Veggie Chopped Salad

Total Time
Prep/Total Time: 25 min.

Updated on Apr. 11, 2023

My husband's aunt gave me this recipe back in the '80s, and it's been a staple at our house ever since. I like to make it a day ahead because some time in the fridge makes it even better. Be sure to save yourself some leftovers, too. —Madeline Etzkorn, Burien, Washington


Test Kitchen Tips
  • Don't throw away those tasty broccoli stems.
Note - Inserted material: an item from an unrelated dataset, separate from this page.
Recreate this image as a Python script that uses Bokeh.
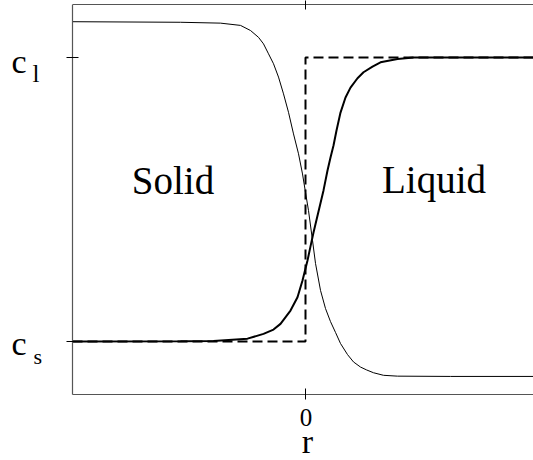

Just peel the outside layer with a veggie peeler, then chop and enjoy.
  • Lighten up by using reduced-fat mayo and adding 3 more cups of any chopped vegetables you'd like.
  • This salad is easily customizable. Add some shaved Brussels sprouts, or swap sunflower seeds for the peanuts. Try adding raisins or dried cranberries.
  • Watch How to Make Veggie Chopped Salad

    Test Kitchen Approved

    Veggie Chopped Salad

    Yield: 12 servings
    Prep: 25 min

    Ingredients

    • 3 cups finely chopped fresh broccoli
    • 3 cups finely chopped cauliflower
    • 3 cups finely chopped celery
    • 2 cups frozen peas (about 8 ounces), thawed
    • 6 bacon strips, cooked and crumbled
    • 1-1/3 cups mayonnaise
    • 1/4 cup sugar
    • 2 tablespoons grated Parmesan cheese
    • 1 tablespoon cider vinegar
    • 1/4 teaspoon salt
    • 3/4 cup salted peanuts

    Directions

    1. In a large bowl, combine the first 5 ingredients. In a small bowl, mix mayonnaise, sugar, cheese, vinegar and salt until blended. Add to salad and toss to coat. Just before serving, stir in peanuts. Refrigerate leftovers.